The USCIRF has recommended that the US government impose targeted sanctions on “Indian government agencies and officials responsible for severe violations of religious freedom by freezing those individuals’ assets and/or barring their entry into the United States”.

While discussing India, USCIRF Chair Tony Perkins said, “We are seeing impunity for violence by non-state actors committed against religious minorities.”

Expressing deep disappointment, Vice-Chair Nadine Maenza said “perhaps the steepest and most alarming deterioration in religious freedom conditions was in India, the largest democracy in the world”.

 

This is the first time in more than 15 years that India has been designated a “country of particular concern”. In fact, the 2006 Annual Report had appreciated the “positive developments” in affecting freedom of religion. The 2013 report had said “there has been no large-scale communal violence against religious minorities in India since 2008”, but had pointed out that in some cases, redressal had been slow and ineffective.

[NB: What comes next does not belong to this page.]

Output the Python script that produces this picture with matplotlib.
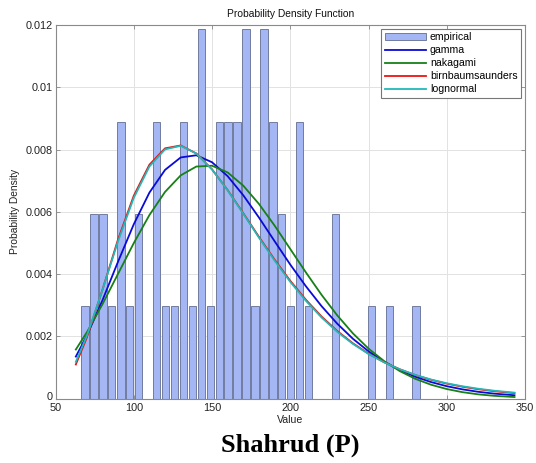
import matplotlib
matplotlib.use("Agg")
import matplotlib.pyplot as plt
from matplotlib.patches import Patch
from matplotlib.lines import Line2D
from matplotlib.transforms import ScaledTranslation

# Histogram of observed values (bin centres, counts per bin)
bin_centers = [68.9, 74.6, 80.3, 86.0, 91.8, 97.5, 103.2, 108.9, 114.6, 120.3,
               126.0, 131.8, 137.5, 143.2, 148.9, 154.6, 160.3, 166.0, 171.8, 177.5,
               183.2, 188.9, 194.6, 200.3, 206.0, 211.8, 217.5, 223.2, 228.9, 234.6,
               240.3, 246.0, 251.8, 257.5, 263.2, 268.9, 274.6, 280.3]
bin_counts = [1, 2, 2, 1, 3, 1, 2, 0, 3, 1,
              1, 3, 1, 4, 1, 3, 3, 3, 4, 1,
              4, 3, 2, 1, 3, 1, 0, 0, 2, 0,
              0, 0, 1, 0, 1, 0, 0, 1]
bin_width = 5.714
n_obs = 59

# Fitted density curves
x_fit = [63, 70, 80, 90, 100, 110, 120, 130, 140, 150, 160, 170, 180, 190, 200,
         210, 220, 230, 240, 250, 260, 270, 280, 290, 300, 310, 320, 330, 343.3]
gamma_pdf = [0.001347, 0.002013, 0.003155, 0.004401, 0.005596, 0.006614, 0.007345,
             0.007745, 0.007815, 0.007591, 0.007143, 0.006528, 0.005814, 0.005054,
             0.004303, 0.003606, 0.002967, 0.002405, 0.001921, 0.001517, 0.001183,
             0.000912, 0.000697, 0.000527, 0.000395, 0.000294, 0.000216, 0.000158,
             0.000104]
nakagami_pdf = [0.001574, 0.002125, 0.003028, 0.004009, 0.004991, 0.005893, 0.006638,
                0.007169, 0.007453, 0.007479, 0.007263, 0.006837, 0.006251, 0.005555,
                0.004804, 0.004051, 0.003331, 0.002673, 0.002094, 0.001604, 0.001201,
                0.000880, 0.000630, 0.000442, 0.000304, 0.000204, 0.000134, 0.000087,
                0.000047]
bs_pdf = [0.001093, 0.001954, 0.003492, 0.005118, 0.006513, 0.007511, 0.008038,
          0.008130, 0.007872, 0.007362, 0.006696, 0.005953, 0.005194, 0.004462,
          0.003783, 0.003172, 0.002634, 0.002170, 0.001774, 0.001442, 0.001166,
          0.000938, 0.000751, 0.000600, 0.000477, 0.000378, 0.000299, 0.000236,
          0.000172]
lognormal_pdf = [0.001180, 0.002009, 0.003486, 0.005058, 0.006445, 0.007453, 0.008004,
                 0.008118, 0.007871, 0.007361, 0.006688, 0.005936, 0.005168, 0.004430,
                 0.003748, 0.003138, 0.002604, 0.002144, 0.001756, 0.001430, 0.001160,
                 0.000939, 0.000757, 0.000609, 0.000489, 0.000393, 0.000315, 0.000252,
                 0.000188]

x_ticks = [50, 100, 150, 200, 250, 300, 350]
y_ticks = [0, 0.002, 0.004, 0.006, 0.008, 0.01, 0.012]
y_tick_labels = ["0", "0.002", "0.004", "0.006", "0.008", "0.01", "0.012"]

plt.rcParams["font.family"] = ["Liberation Sans", "DejaVu Sans"]

W, H = 536, 463
fig = plt.figure(figsize=(W / 100, H / 100), dpi=100)
ax = fig.add_axes([55.5 / W, 1 - 398.5 / H, (525 - 55.5) / W, (398.5 - 25) / H])

bar_face = "#a4b7f4"
bar_edge = "#717c9e"
density = [c / (n_obs * bin_width) for c in bin_counts]
bx = [x for x, d in zip(bin_centers, density) if d > 0]
bh = [d for d in density if d > 0]
ax.bar(bx, bh, width=bin_width * 0.81, color=bar_face, edgecolor=bar_edge,
       linewidth=0.7, zorder=2)

lw = 1.3
c_gamma, c_nak, c_bs, c_logn = "#0a0ad8", "#178017", "#ee1111", "#22b8b8"
ax.plot(x_fit, gamma_pdf, color=c_gamma, lw=lw, zorder=3)
ax.plot(x_fit, nakagami_pdf, color=c_nak, lw=lw, zorder=3)
ax.plot(x_fit, bs_pdf, color=c_bs, lw=lw, zorder=3)
ax.plot(x_fit, lognormal_pdf, color=c_logn, lw=lw, zorder=3)

ax.set_xlim(50, 350)
ax.set_ylim(0, 0.012)
ax.set_xticks(x_ticks)
ax.set_yticks(y_ticks)
ax.set_yticklabels(y_tick_labels)
ax.grid(True, color="#e2e2e2", linewidth=0.7, zorder=0)
ax.set_axisbelow(True)
ax.tick_params(direction="in", length=3, width=0.6, color="#888888",
               labelsize=7.8, labelcolor="#222222", top=True, right=True)
ax.tick_params(axis="x", pad=3)
ax.tick_params(axis="y", pad=2)
for s in ax.spines.values():
    s.set_color("#8a8a8a")
    s.set_linewidth(0.8)

# lift the "0" label on the y axis a little so it clears the "50" below it
ax.get_yticklabels()[0].set_transform(
    ax.get_yticklabels()[0].get_transform()
    + ScaledTranslation(0, 3 / 100, fig.dpi_scale_trans))

ax.set_title("Probability Density Function", fontsize=7.4, color="#111111", pad=6)
ax.set_xlabel("Value", fontsize=7.6, color="#222222", labelpad=2)
ax.set_ylabel("Probability Density", fontsize=7.4, color="#222222", labelpad=4)

handles = [
    Patch(facecolor=bar_face, edgecolor=bar_edge, linewidth=0.7),
    Line2D([], [], color=c_gamma, lw=lw),
    Line2D([], [], color=c_nak, lw=lw),
    Line2D([], [], color=c_bs, lw=lw),
    Line2D([], [], color=c_logn, lw=lw),
]
labels = ["empirical", "gamma", "nakagami", "birnbaumsaunders", "lognormal"]
leg = ax.legend(handles, labels, loc="upper right", fontsize=7.6, frameon=True,
                fancybox=False, framealpha=1, edgecolor="#777777",
                borderaxespad=0.35, handlelength=3.9, handletextpad=0.35,
                labelspacing=0.28, borderpad=0.35)
leg.get_frame().set_linewidth(0.8)

fig.text(290 / W, 1 - 445 / H, "Shahrud (P)", ha="center", va="center",
         fontsize=19, fontweight="bold", family=["Liberation Serif", "DejaVu Serif"])

fig.savefig("out.png", dpi=100)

The annual reports for the last two years have been warning India of a “continued downward trend” with regards to religious tolerance and religious freedom violations.

 

Dissent among commission members

However, two of the nine members have expressed their dissent over the USCIRF recommendation to place India in the CPC. And a third member also expressed his personal view on India.

“I must dissent from the decision of my fellow Commissioners to recommend India, the world’s largest democracy, for designation as a ‘country of particular concern’, or CPC, placing India in a gallery of rogue nations in which it does not belong,” Commissioner Gary L Bauer wrote in his dissent note.

“India does not belong to the same category as authoritarian regimes like China and North Korea. India is the largest democratic nation in the world, where the CAA has been challenged openly by the opposition Congress Party and lawmakers, civil society, and various groups,” said Commissioner Tenzin Dorjee.

 

Established by the US government in 1998 after the inaction of the International Religious Freedom Act, recommendations of the USCIRF are non-binding to the State Department. Traditionally, India does not recognise the USCIRF’s view. For more than a decade, it has denied visas to members of the USCIRF.

India has earlier said the American body on international religious freedom has chosen to be guided only by its biases on a matter on which it has no locus standi.

 

Designation of the CPC is the top-tier recommendation by the USCIRF when it comes to violation of international religious freedom. It is followed by the Special Watch List Countries for severe violations. This year, the USCIRF has recommended 15 countries for placement on the State Department’s Special Watch List (SWL) for severe violations.

In its report, the watchdog also mentioned the communal riots in Delhi in February, alleging there were reports of the Delhi Police, operating under the Home Ministry’s authority, of failing to halt attacks and even directly participating in the violence.

 

India has previously described the comments by the USCIRF and a “few individuals” over violence in the national capital as “factually inaccurate, misleading” and an attempt to politicise the issue.

In his individual views, Commissioner Johnnie Moore said he is gravely concerned that political and inter-communal strife will be further exacerbated by religious tensions, yet he is also heartened that India remains the world’s largest democracy, governed by a pristine constitution, and is also encouraged that this great nation is a tremendous friend and ally of the US.